* **What you will do**: Reproduce the records below exactly, leaving out any pictures.

* **Data to process**:

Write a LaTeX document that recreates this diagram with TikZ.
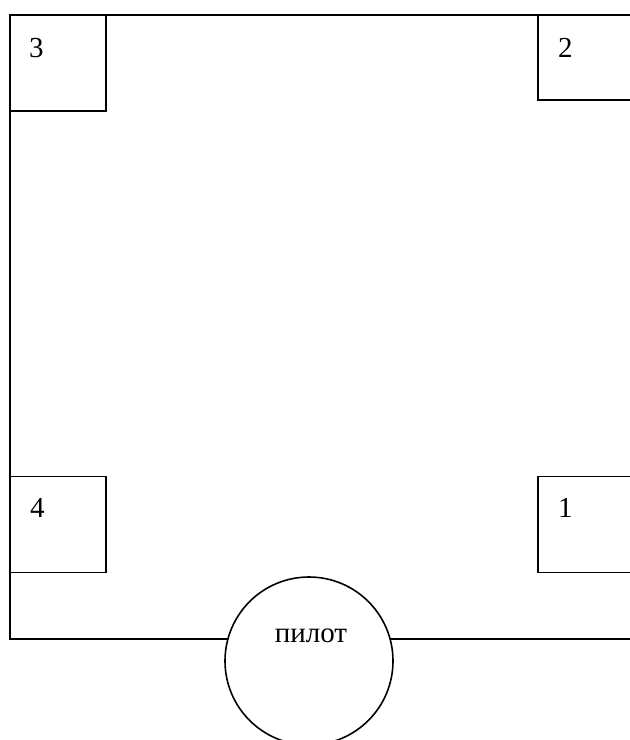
\documentclass[tikz,border=0pt]{standalone}
\usepackage{fontspec}
\setmainfont{Liberation Serif}
\begin{document}
\begin{tikzpicture}[x=1pt,y=-1pt,
  frame/.style={draw=black,line width=1.6pt},
  cornerbox/.style={frame,rectangle,minimum width=96pt,minimum height=96pt,inner sep=0pt,fill=white},
  pilotcircle/.style={frame,circle,minimum size=168pt,inner sep=0pt,fill=white},
  lbl/.style={font=\fontsize{29}{32}\selectfont,inner sep=0pt,anchor=base west}]
\useasboundingbox (0,0) rectangle (630,740);
\clip (0,0) rectangle (630,740);
% outer frame
\coordinate (tl) at (10,15);
\coordinate (tr) at (634,15);
\coordinate (bl) at (10,639);
\coordinate (br) at (634,639);
\draw[frame] (tr) -- (tl) -- (bl) -- (br);
% corner boxes
\node[cornerbox] (b3) at (58,63) {};
\node[cornerbox,minimum width=100pt,minimum height=85pt] (b2) at (588,57.5) {};
\node[cornerbox] (b4) at (58,524.5) {};
\node[cornerbox,minimum width=100pt] (b1) at (588,524.5) {};
\node[lbl] (t3) at (29,57) {3};
\node[lbl] (t2) at (558,57) {2};
\node[lbl] (t4) at (30,517) {4};
\node[lbl] (t1) at (558,517) {1};
% pilot
\node[pilotcircle] (pilot) at (309,661) {};
\node[font=\fontsize{29}{32}\selectfont,inner sep=0pt,anchor=base] (pilottext) at (311,642) {пилот};
\end{tikzpicture}
\end{document}
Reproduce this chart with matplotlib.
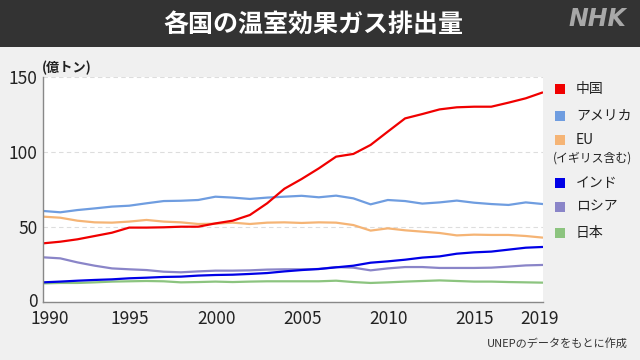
import matplotlib
matplotlib.use('Agg')
import matplotlib.pyplot as plt
from matplotlib.patches import Rectangle
from matplotlib.transforms import ScaledTranslation

plt.rcParams['font.family'] = ['Noto Sans CJK JP', 'DejaVu Sans']

years = list(range(1990, 2020))

china = [39.1, 40.2, 41.8, 44.0, 46.2, 49.6, 49.6, 49.8, 50.2, 50.2,
         52.4, 54.2, 58.0, 65.8, 75.5, 82.0, 89.1, 96.9, 98.7, 104.7,
         113.6, 122.4, 125.3, 128.4, 129.8, 130.2, 130.2, 132.9, 135.8, 139.8]
usa = [60.7, 59.8, 61.3, 62.4, 63.6, 64.2, 65.8, 67.3, 67.5, 68.0,
       70.2, 69.6, 68.7, 69.6, 70.2, 70.8, 69.8, 70.9, 69.1, 65.1,
       68.0, 67.3, 65.6, 66.4, 67.6, 66.2, 65.3, 64.7, 66.4, 65.3]
eu = [56.9, 56.2, 54.2, 53.1, 52.9, 53.6, 54.7, 53.6, 53.1, 52.0,
      52.2, 52.9, 52.0, 52.9, 53.1, 52.7, 53.1, 52.9, 51.3, 47.6,
      49.1, 47.8, 46.9, 46.0, 44.4, 44.9, 44.7, 44.7, 44.0, 42.9]
india = [13.1, 13.6, 14.2, 14.7, 15.1, 15.8, 16.2, 16.7, 16.9, 17.6,
         18.0, 18.2, 18.7, 19.3, 20.4, 21.3, 22.0, 23.1, 24.2, 26.2,
         27.1, 28.2, 29.6, 30.4, 32.2, 33.1, 33.6, 34.9, 36.2, 36.7]
russia = [29.8, 29.1, 26.4, 24.2, 22.4, 21.8, 21.3, 20.2, 19.8, 20.4,
          20.9, 20.9, 21.1, 21.6, 21.8, 21.8, 22.0, 23.3, 22.9, 21.1,
          22.4, 23.3, 23.3, 22.7, 22.7, 22.7, 22.9, 23.6, 24.4, 24.7]
japan = [12.4, 12.7, 12.7, 13.1, 13.6, 13.8, 14.0, 13.8, 13.1, 13.3,
         13.6, 13.3, 13.6, 13.8, 13.8, 13.8, 13.8, 14.2, 13.3, 12.7,
         13.1, 13.6, 14.0, 14.4, 14.0, 13.6, 13.6, 13.3, 13.1, 12.9]

names = ['中国', 'アメリカ', 'EU', 'インド', 'ロシア', '日本']
colors = ['#f00000', '#6f9de0', '#f5b475', '#0000e6', '#8a85c8', '#8cc47f']
series = [china, usa, eu, india, russia, japan]
xticks = [1990, 1995, 2000, 2005, 2010, 2015, 2019]
yticks = [0, 50, 100, 150]

fig = plt.figure(figsize=(6.4, 3.6), dpi=100, facecolor='#f0f0f0')

# header bar
fig.add_artist(Rectangle((0, 1 - 47 / 360), 1, 47 / 360, transform=fig.transFigure,
                         facecolor='#333333', edgecolor='none'))
fig.text(313 / 640, 1 - 25 / 360, '各国の温室効果ガス排出量', color='white', fontsize=18,
         fontweight='bold', ha='center', va='center')
fig.text(597 / 640, 1 - 19 / 360, 'NHK', color='#a8a8a8', fontsize=17,
         fontweight='bold', fontstyle='italic', family='DejaVu Sans',
         ha='center', va='center')

ax = fig.add_axes([43 / 640, 1 - 302 / 360, 500 / 640, 225 / 360])
ax.set_facecolor('white')

# draw back to front so China is on top
for vals, c in list(zip(series, colors))[::-1]:
    ax.plot(years, vals, color=c, linewidth=1.6, solid_capstyle='butt')

ax.set_xlim(1990, 2019)
ax.set_ylim(0, 150)
ax.set_xticks(xticks)
ax.set_yticks(yticks)
ax.tick_params(length=0, labelsize=12.5, colors='#222222')
ax.tick_params(axis='x', pad=6)
ax.tick_params(axis='y', pad=4)
for s in ['top', 'right']:
    ax.spines[s].set_visible(False)
for s in ['left', 'bottom']:
    ax.spines[s].set_color('#888888')
    ax.spines[s].set_linewidth(1)
ax.grid(axis='y', linestyle=(0, (4, 3)), color='#dddddd', linewidth=0.8)
ax.set_axisbelow(True)

# nudge x labels like the original (first one pushed inside)
shifts = [7, 1, 1, 1, 1, 1, -3]
for lab, dx in zip(ax.get_xticklabels(), shifts):
    lab.set_transform(lab.get_transform() + ScaledTranslation(dx / 100, 0, fig.dpi_scale_trans))
# lift the "0" a little so it clears 1990
ylab0 = ax.get_yticklabels()[0]
ylab0.set_transform(ylab0.get_transform() + ScaledTranslation(0, 2 / 100, fig.dpi_scale_trans))

fig.text(42 / 640, 1 - 68 / 360, '(億トン)', fontsize=9.5, fontweight='bold',
         color='#222222', ha='left', va='center')

# legend
leg_y = [89, 116, 140, 183, 207, 233]
for name, c, yy in zip(names, colors, leg_y):
    fig.add_artist(Rectangle((555 / 640, 1 - (yy + 5) / 360), 10 / 640, 10 / 360,
                             transform=fig.transFigure, facecolor=c, edgecolor='none'))
    fig.text(576 / 640, 1 - yy / 360, name, fontsize=10, color='#222222',
             ha='left', va='center')
fig.text(553 / 640, 1 - 158 / 360, '(イギリス含む)', fontsize=8.6, color='#222222',
         ha='left', va='center')

fig.text(628 / 640, 1 - 343 / 360, 'UNEPのデータをもとに作成', fontsize=8,
         color='#333333', ha='right', va='center')

fig.savefig('out.png', dpi=100, facecolor=fig.get_facecolor())
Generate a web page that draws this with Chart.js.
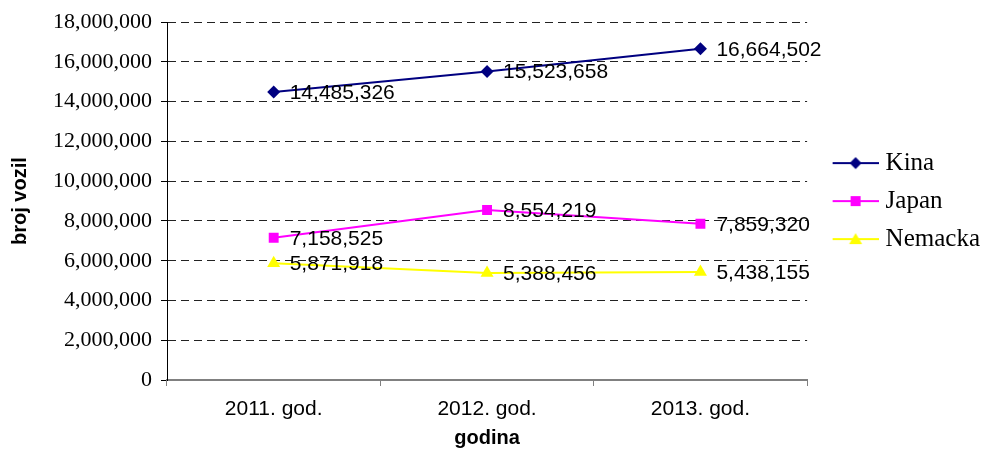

* **Solution to this exercise**:
Write a LaTeX document that recreates this diagram with TikZ.
\documentclass[tikz,border=0pt]{standalone}
\usepackage{fontspec}
\setmainfont{Liberation Serif}
\begin{document}
\begin{tikzpicture}[x=1pt,y=-1pt,
  frame/.style={draw=black,line width=1.6pt},
  cornerbox/.style={frame,rectangle,minimum width=96pt,minimum height=96pt,inner sep=0pt,fill=white},
  pilotcircle/.style={frame,circle,minimum size=168pt,inner sep=0pt,fill=white},
  lbl/.style={font=\fontsize{29}{32}\selectfont,inner sep=0pt,anchor=base west}]
\useasboundingbox (0,0) rectangle (630,740);
\clip (0,0) rectangle (630,740);
% outer frame
\coordinate (tl) at (10,15);
\coordinate (tr) at (634,15);
\coordinate (bl) at (10,639);
\coordinate (br) at (634,639);
\draw[frame] (tr) -- (tl) -- (bl) -- (br);
% corner boxes
\node[cornerbox] (b3) at (58,63) {};
\node[cornerbox,minimum width=100pt,minimum height=85pt] (b2) at (588,57.5) {};
\node[cornerbox] (b4) at (58,524.5) {};
\node[cornerbox,minimum width=100pt] (b1) at (588,524.5) {};
\node[lbl] (t3) at (29,57) {3};
\node[lbl] (t2) at (558,57) {2};
\node[lbl] (t4) at (30,517) {4};
\node[lbl] (t1) at (558,517) {1};
% pilot
\node[pilotcircle] (pilot) at (309,661) {};
\node[font=\fontsize{29}{32}\selectfont,inner sep=0pt,anchor=base] (pilottext) at (311,642) {пилот};
\end{tikzpicture}
\end{document}
Reproduce this chart with matplotlib.
import matplotlib
matplotlib.use('Agg')
import matplotlib.pyplot as plt
from matplotlib.patches import Rectangle
from matplotlib.transforms import ScaledTranslation

plt.rcParams['font.family'] = ['Noto Sans CJK JP', 'DejaVu Sans']

years = list(range(1990, 2020))

china = [39.1, 40.2, 41.8, 44.0, 46.2, 49.6, 49.6, 49.8, 50.2, 50.2,
         52.4, 54.2, 58.0, 65.8, 75.5, 82.0, 89.1, 96.9, 98.7, 104.7,
         113.6, 122.4, 125.3, 128.4, 129.8, 130.2, 130.2, 132.9, 135.8, 139.8]
usa = [60.7, 59.8, 61.3, 62.4, 63.6, 64.2, 65.8, 67.3, 67.5, 68.0,
       70.2, 69.6, 68.7, 69.6, 70.2, 70.8, 69.8, 70.9, 69.1, 65.1,
       68.0, 67.3, 65.6, 66.4, 67.6, 66.2, 65.3, 64.7, 66.4, 65.3]
eu = [56.9, 56.2, 54.2, 53.1, 52.9, 53.6, 54.7, 53.6, 53.1, 52.0,
      52.2, 52.9, 52.0, 52.9, 53.1, 52.7, 53.1, 52.9, 51.3, 47.6,
      49.1, 47.8, 46.9, 46.0, 44.4, 44.9, 44.7, 44.7, 44.0, 42.9]
india = [13.1, 13.6, 14.2, 14.7, 15.1, 15.8, 16.2, 16.7, 16.9, 17.6,
         18.0, 18.2, 18.7, 19.3, 20.4, 21.3, 22.0, 23.1, 24.2, 26.2,
         27.1, 28.2, 29.6, 30.4, 32.2, 33.1, 33.6, 34.9, 36.2, 36.7]
russia = [29.8, 29.1, 26.4, 24.2, 22.4, 21.8, 21.3, 20.2, 19.8, 20.4,
          20.9, 20.9, 21.1, 21.6, 21.8, 21.8, 22.0, 23.3, 22.9, 21.1,
          22.4, 23.3, 23.3, 22.7, 22.7, 22.7, 22.9, 23.6, 24.4, 24.7]
japan = [12.4, 12.7, 12.7, 13.1, 13.6, 13.8, 14.0, 13.8, 13.1, 13.3,
         13.6, 13.3, 13.6, 13.8, 13.8, 13.8, 13.8, 14.2, 13.3, 12.7,
         13.1, 13.6, 14.0, 14.4, 14.0, 13.6, 13.6, 13.3, 13.1, 12.9]

names = ['中国', 'アメリカ', 'EU', 'インド', 'ロシア', '日本']
colors = ['#f00000', '#6f9de0', '#f5b475', '#0000e6', '#8a85c8', '#8cc47f']
series = [china, usa, eu, india, russia, japan]
xticks = [1990, 1995, 2000, 2005, 2010, 2015, 2019]
yticks = [0, 50, 100, 150]

fig = plt.figure(figsize=(6.4, 3.6), dpi=100, facecolor='#f0f0f0')

# header bar
fig.add_artist(Rectangle((0, 1 - 47 / 360), 1, 47 / 360, transform=fig.transFigure,
                         facecolor='#333333', edgecolor='none'))
fig.text(313 / 640, 1 - 25 / 360, '各国の温室効果ガス排出量', color='white', fontsize=18,
         fontweight='bold', ha='center', va='center')
fig.text(597 / 640, 1 - 19 / 360, 'NHK', color='#a8a8a8', fontsize=17,
         fontweight='bold', fontstyle='italic', family='DejaVu Sans',
         ha='center', va='center')

ax = fig.add_axes([43 / 640, 1 - 302 / 360, 500 / 640, 225 / 360])
ax.set_facecolor('white')

# draw back to front so China is on top
for vals, c in list(zip(series, colors))[::-1]:
    ax.plot(years, vals, color=c, linewidth=1.6, solid_capstyle='butt')

ax.set_xlim(1990, 2019)
ax.set_ylim(0, 150)
ax.set_xticks(xticks)
ax.set_yticks(yticks)
ax.tick_params(length=0, labelsize=12.5, colors='#222222')
ax.tick_params(axis='x', pad=6)
ax.tick_params(axis='y', pad=4)
for s in ['top', 'right']:
    ax.spines[s].set_visible(False)
for s in ['left', 'bottom']:
    ax.spines[s].set_color('#888888')
    ax.spines[s].set_linewidth(1)
ax.grid(axis='y', linestyle=(0, (4, 3)), color='#dddddd', linewidth=0.8)
ax.set_axisbelow(True)

# nudge x labels like the original (first one pushed inside)
shifts = [7, 1, 1, 1, 1, 1, -3]
for lab, dx in zip(ax.get_xticklabels(), shifts):
    lab.set_transform(lab.get_transform() + ScaledTranslation(dx / 100, 0, fig.dpi_scale_trans))
# lift the "0" a little so it clears 1990
ylab0 = ax.get_yticklabels()[0]
ylab0.set_transform(ylab0.get_transform() + ScaledTranslation(0, 2 / 100, fig.dpi_scale_trans))

fig.text(42 / 640, 1 - 68 / 360, '(億トン)', fontsize=9.5, fontweight='bold',
         color='#222222', ha='left', va='center')

# legend
leg_y = [89, 116, 140, 183, 207, 233]
for name, c, yy in zip(names, colors, leg_y):
    fig.add_artist(Rectangle((555 / 640, 1 - (yy + 5) / 360), 10 / 640, 10 / 360,
                             transform=fig.transFigure, facecolor=c, edgecolor='none'))
    fig.text(576 / 640, 1 - yy / 360, name, fontsize=10, color='#222222',
             ha='left', va='center')
fig.text(553 / 640, 1 - 158 / 360, '(イギリス含む)', fontsize=8.6, color='#222222',
         ha='left', va='center')

fig.text(628 / 640, 1 - 343 / 360, 'UNEPのデータをもとに作成', fontsize=8,
         color='#333333', ha='right', va='center')

fig.savefig('out.png', dpi=100, facecolor=fig.get_facecolor())
Generate a web page that draws this with Chart.js.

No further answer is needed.